What function could we use to calculate minimal representation of variant alleles? We know that split_multi is doing it behind the scenes but we removed it and want to do only a single step of minimal representation computation.
I wonder how to apply it to each row of MatrixTable? I tried this but not working:
mt.row_key = hl.expr.functions.min_rep(mt.row_key)
You can use annotate_rows
to create a new field
I tried that:
mt = mt.annotate_rows(alleles=hl.min_rep(mt.locus))
But its giving an error:
TypeError: min_rep() missing 1 required positional argument: 'alleles'
mt.locus
is of type LocusExpression
and it has both locus and alleles
min_rep
takes two arguments and you’re only giving it one.
Yeah, I see. I am not sure how to split LocusExpression into 2 of them and then assign correctly alleles and locus since the min_rep returns two arguments too.
I tried doing this:
mt = mt.annotate_rows(alleles=hl.min_rep(mt.locus, mt.alleles)[1])
But it gave an error:
ExpressionException: ‘MatrixTable.annotate_rows’: cannot overwrite key field ‘alleles’ with annotate, select or drop; use key_by to modify keys.
That’s the right thing to do, but you can’t overwrite the alleles
field since it’s a key field. You have to do mt = mt.key_rows_by(mt.locus)
to change it to just be keyed by locus. Then you can overwrite alleles
It seems this working by calling the way below. Is this a correct way to use it? Thanks!
mt.key_rows_by(locus=mt.locus, alleles=hl.min_rep(mt.locus, mt.alleles)[1]
Do you also want the new locus if it changes? min_rep
can compute a new locus too.
Pretty much we would like to replicate the same behavior in split_multi_hts, then I think we should use new locus as well. If I understand correctly, the min_rep will shift the position if it remove the left side amino acid?

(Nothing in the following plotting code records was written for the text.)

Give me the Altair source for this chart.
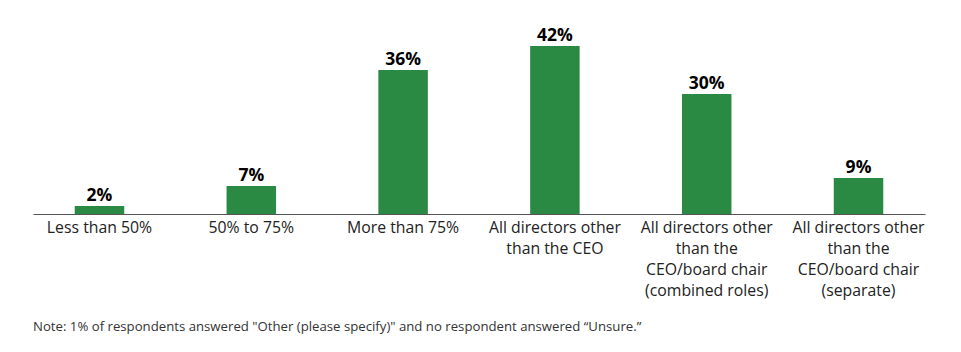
import altair as alt
import pandas as pd

categories = [
    "Less than 50%",
    "50% to 75%",
    "More than 75%",
    "All directors other|than the CEO",
    "All directors other|than the|CEO/board chair|(combined roles)",
    "All directors other|than the|CEO/board chair|(separate)",
]
values = [2, 7, 36, 42, 30, 9]
labels = ["2%", "7%", "36%", "42%", "30%", "9%"]
note = "Note: 1% of respondents answered \"Other (please specify)\" and no respondent answered \u201cUnsure.\u201d"

df = pd.DataFrame({"cat": categories, "val": values, "lab": labels})

FONT = "Open Sans"
GREEN = "#2a8a43"

x = alt.X(
    "cat:N",
    sort=categories,
    title=None,
    scale=alt.Scale(paddingInner=0.674, paddingOuter=0.275),
    axis=alt.Axis(
        labelExpr="split(datum.label, '|')",
        labelAngle=0,
        labelFont=FONT,
        labelFontSize=15.8,
        labelColor="#222222",
        labelLineHeight=21,
        labelPadding=6,
        labelBaseline="top",
        ticks=False,
        domainColor="#555555",
        domainWidth=1,
        labelLimit=300,
    ),
)
y = alt.Y(
    "val:Q",
    scale=alt.Scale(domain=[0, 51], nice=False),
    axis=None,
)

bars = alt.Chart(df).mark_bar(color=GREEN).encode(x=x, y=y)
text = alt.Chart(df).mark_text(
    font=FONT, fontSize=17.5, fontWeight="bold", color="#000000",
    baseline="bottom", dy=-1,
).encode(x=alt.X("cat:N", sort=categories), y="val:Q", text="lab:N")

chart = (
    alt.layer(bars, text)
    .properties(
        width=892,
        height=204,
        padding={"left": 33, "top": 10, "right": 36, "bottom": 138},
        autosize=alt.AutoSizeParams(type="none"),
        view=alt.ViewBackground(strokeOpacity=0, strokeWidth=0),
        title=alt.TitleParams(
            note, orient="bottom", anchor="start", font=FONT, fontSize=13.2,
            fontWeight="normal", color="#333333", offset=23,
        ),
    )
    .configure_view(strokeWidth=0, strokeOpacity=0)
    .configure(background="white")
)

chart.save("out.html", embed_options={"renderer": "svg", "actions": False})
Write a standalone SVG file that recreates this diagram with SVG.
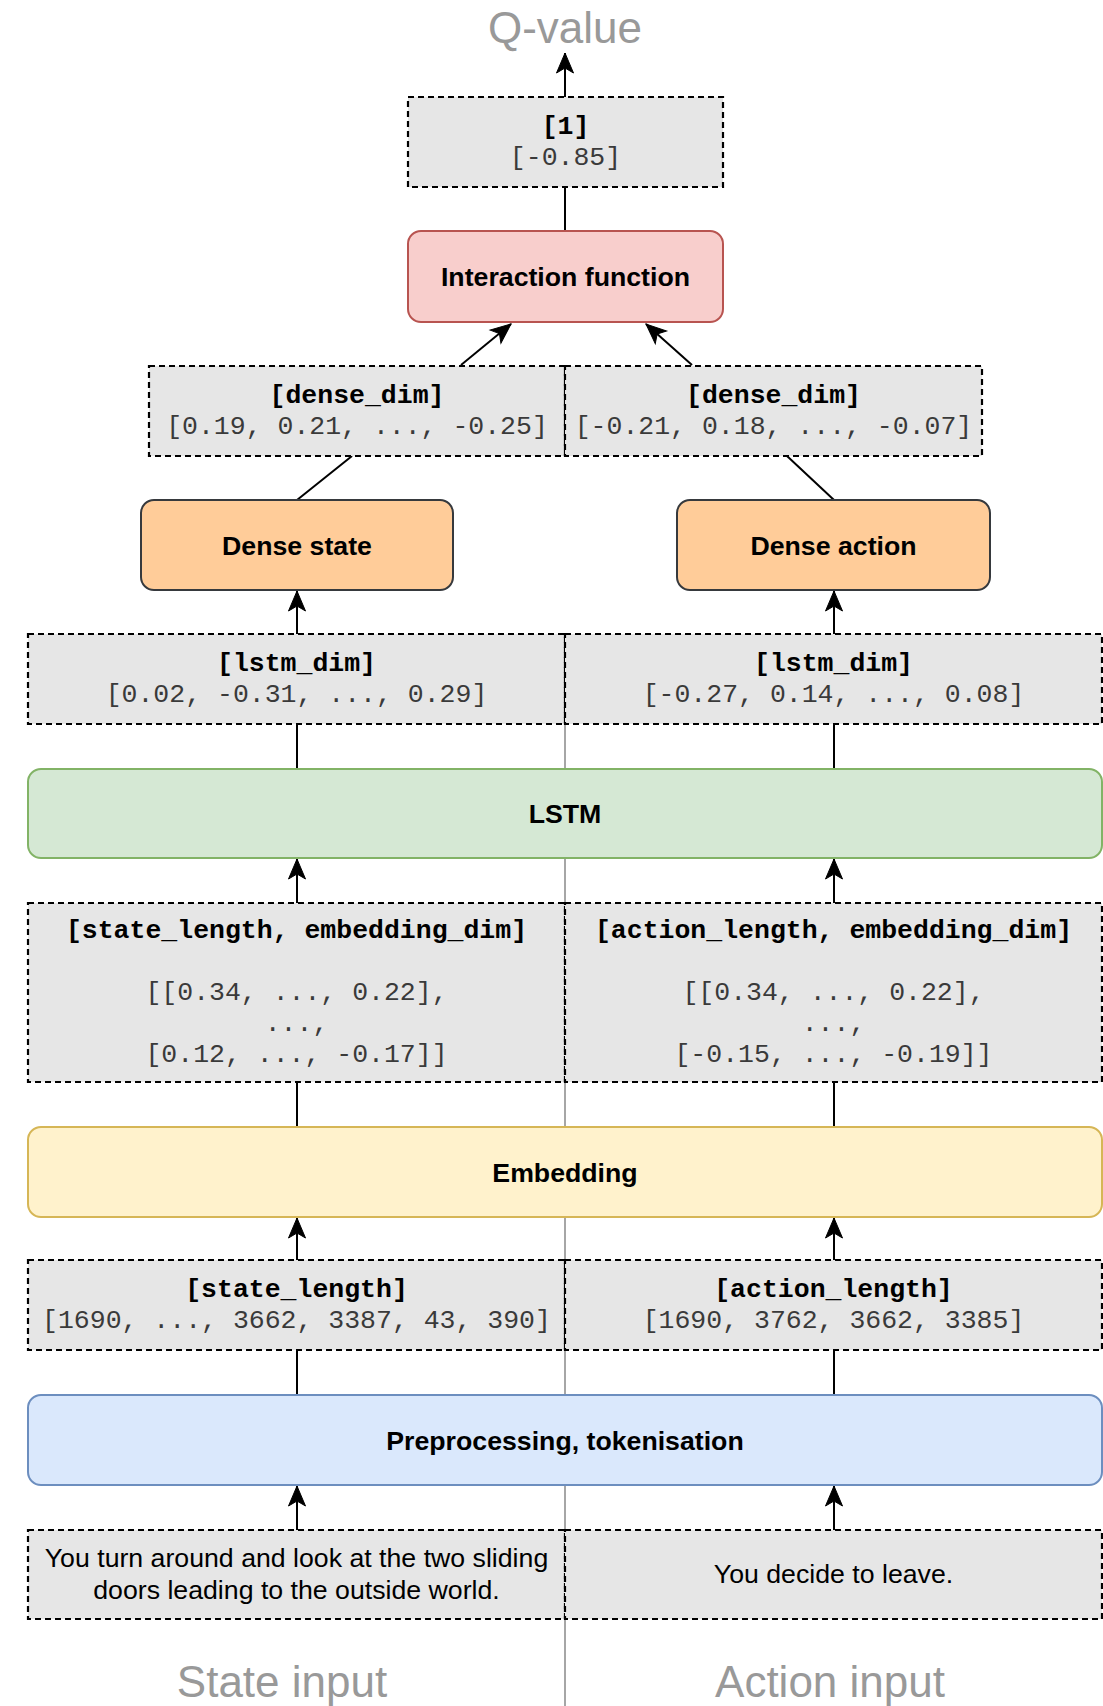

We would like to back up the original as alleles_old and locus_old as well.
mt = mt.annotate_rows(alleles_old=mt.alleles, locus_old=mt.locus)
mt = mt.key_rows_by(locus=hl.min_rep(mt.locus, mt.alleles)[0], alleles=hl.min_rep(mt.locus, mt.alleles)[1])
mt = mt.key_rows_by(locus=hl.min_rep(mt.locus, mt.alleles)[0], alleles=hl.min_rep(mt.locus, mt.alleles)[1])
should work correctly.